The batch normalization by default is now used in many deep learning models. Batch normalization improves the training of the networks. It is claimed that it does so by handling the internal covariate shift $(ICS)$. ICS is refereed to the phenomena of changes in the distribution of a particular layer’s inputs because of the parameters updates in the preceding layer. Batch normalization handles ICS by normalizing each batch with mean and variance, and rescale and shift the normalized input through learnable parameters.

Does Batch Normalization Really Counters ICS?

In [1] a detailed analysis has been carried out to show that batch normalization does not counter ICS. In fact it leads to increased ICS. But still it improves the model’s training. To demonstrate this they carried out two experiments. In one experiment, non-zero mean and non-unit variance random noise was added after BatchNorm layers so that it leads to sever covariate shift. Authors called this setup as Noisy BatchNorm. Indeed it leads to less stable distribution. However, Noisy BatchNorm almost same as BatchNorm. Also, they both performed better than standard networks $(without\ BatchNorm)$. For second experiment, they extended the notion of ICS. Let $G_{t,i}$ be the gradient of the $i^{th}$ layer that is used to update the parameters simultaneously with all the layers. This is a regular update method. Let $G’_{t,i}$ be the gradient obtained after all the previous layers $(1,2..,i-1)$ have been updated to the new values. ICS is then given as $||G_{t,i}-G’_{t,i}||$. The gradient is used because it is used for training the networks $(first\ order\ method)$ . By using this definition, authors want to highlight the change in optimization landscape of parameters of a layer caused by the changes in the input. If BatchNorm really counters the ICS, it should increase the correlation between $G$ and $G’$. However, it was observed that BatchNorm leads to increase in the ICS as compared to standard network $(no\ BatchNorm)$. At the same time, BatchNorm performed better.

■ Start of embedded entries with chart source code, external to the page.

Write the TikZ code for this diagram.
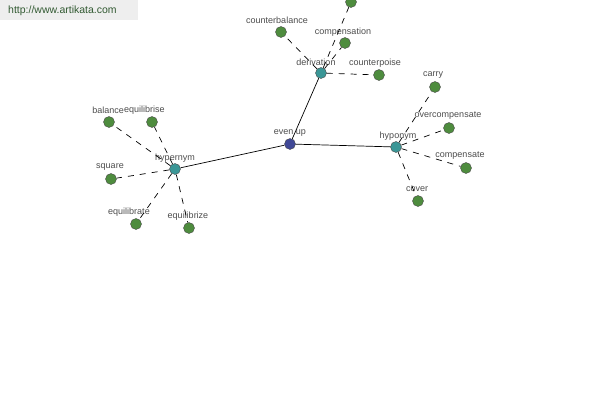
\documentclass[tikz,border=0pt]{standalone}
\usepackage{fontspec}
\setmainfont{Liberation Sans}
\usepackage{tikz}
\usetikzlibrary{positioning}
\definecolor{leafgreen}{RGB}{78,140,62}
\definecolor{hubteal}{RGB}{58,150,150}
\definecolor{rootblue}{RGB}{64,72,150}
\definecolor{linkgrey}{RGB}{238,238,238}
\definecolor{linkgreen}{RGB}{50,90,50}
\tikzset{
  leaf/.style={circle,draw=black!70,fill=leafgreen,inner sep=0pt,minimum size=11pt},
  hub/.style={circle,draw=black!70,fill=hubteal,inner sep=0pt,minimum size=11pt},
  root/.style={circle,draw=black!70,fill=rootblue,inner sep=0pt,minimum size=11pt},
  wlab/.style={font=\fontsize{9}{10}\selectfont,text=black!70,inner sep=0pt},
  rel/.style={line width=0.7pt,black},
  syn/.style={line width=0.7pt,black,dash pattern=on 6pt off 6pt}
}
\begin{document}
\begin{tikzpicture}[x=1pt,y=-1pt]
    \useasboundingbox (0,0) rectangle (600,400);
    \fill[linkgrey] (0,0) rectangle (138,20);
    \node[anchor=west,font=\fontsize{10.5}{12}\selectfont,text=linkgreen,inner sep=0pt] (site) at (8,11) {http://www.artikata.com};
    % centre and relation hubs
    \node[root] (evenup) at (290,144) {}; \node[wlab] at (290,133) {even up};
    \node[hub] (hyper) at (175,169) {}; \node[wlab] at (175,158) {hypernym};
    \node[hub] (deriv) at (321,73) {}; \node[wlab] at (316,62) {derivation};
    \node[hub] (hypo) at (396,147) {}; \node[wlab] at (398,136) {hyponym};
    \draw[rel] (evenup)--(hyper); \draw[rel] (evenup)--(deriv); \draw[rel] (evenup)--(hypo);
    % hypernym leaves
    \node[leaf] (bal) at (109,122) {}; \node[wlab,anchor=east] at (124,110) {balance};
    \node[leaf] (equis) at (152,122) {}; \node[wlab,anchor=west] at (124,110) {equilibrise};
    \node[leaf] (sq) at (111,179) {}; \node[wlab] at (110,167) {square};
    \node[leaf] (equate) at (136,224) {}; \node[wlab] at (129,212) {equilibrate};
    \node[leaf] (equize) at (189,228) {}; \node[wlab] at (188,216) {equilibrize};
    \foreach \n in {bal,equis,sq,equate,equize} \draw[syn] (hyper)--(\n);
    % derivation leaves
    \node[leaf] (cbal) at (281,32) {}; \node[wlab] at (277,20) {counterbalance};
    \node[leaf] (comp) at (345,43) {}; \node[wlab] at (343,32) {compensation};
    \node[leaf] (top) at (351,2) {};
    \node[leaf] (cpoise) at (379,75) {}; \node[wlab] at (375,63) {counterpoise};
    \foreach \n in {cbal,comp,top,cpoise} \draw[syn] (deriv)--(\n);
    % hyponym leaves
    \node[leaf] (carry) at (435,87) {}; \node[wlab] at (433,75) {carry};
    \node[leaf] (ocomp) at (449,128) {}; \node[wlab] at (448,116) {overcompensate};
    \node[leaf] (compens) at (466,168) {}; \node[wlab] at (460,156) {compensate};
    \node[leaf] (cover) at (418,201) {}; \node[wlab] at (417,189) {cover};
    \foreach \n in {carry,ocomp,compens,cover} \draw[syn] (hypo)--(\n);
\end{tikzpicture}
\end{document}
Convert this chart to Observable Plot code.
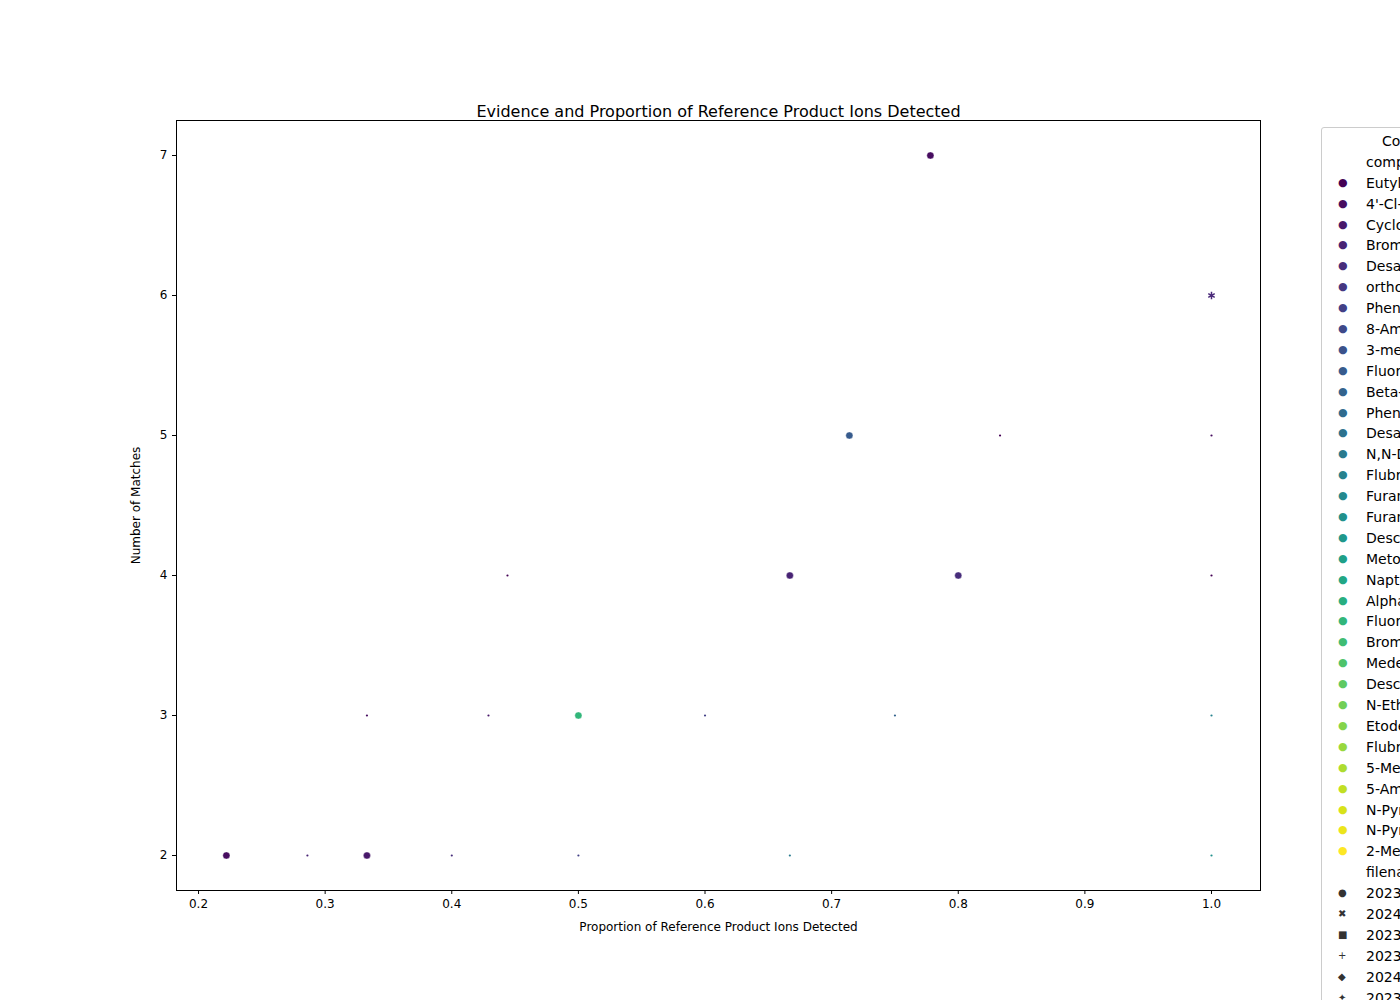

Both of these experiments suggests that BatchNorm doesn’t leads to improved training by reducing the ICS.

Why It Works Then?

The authors identified that the impact of BatchNorm is due to Lipschitzness. They argue that largely due to BatchNorm loss function has better effective $\beta$-smoothness or the gradients now are more $\beta$-Lipschitz or the gradients are now more predictive.

$\beta$-Lipschitz

A real-valued function $(f)$ is called $\beta$-Lipschitz if: \begin{equation} \frac{|f(x_1)-f(x_2|}{|x_1-x_2|}\leq \beta \end{equation} This means that rate of change of a $\beta$-Lipschitz function is bounded by $\beta$. Hence, there can not be abrupt changes. As the gradient is now more $\beta$-Lipschitz, it will have stable and predictive changes. This allows network to take step more confidently in a particular direction without facing vanishing or exploding gradients. This in effect improves the training of the networks. This is how BatchNorm improves the training and not by countering the ICS.

Is BatchNorm the only way?

Authors also experimented with $l_p$ normalization and found that it also leads to the improved training. They also observed that $l_1$ leads to even better performance than BatchNorm for deep linear networks.

Where Else Is Lipschitzness used?

Lipschitzness has found very interesting applications. Two examples are Wasserstein GAN and Spectral Normalization.

References

[1] How Does Batch Normalization Help Optimization?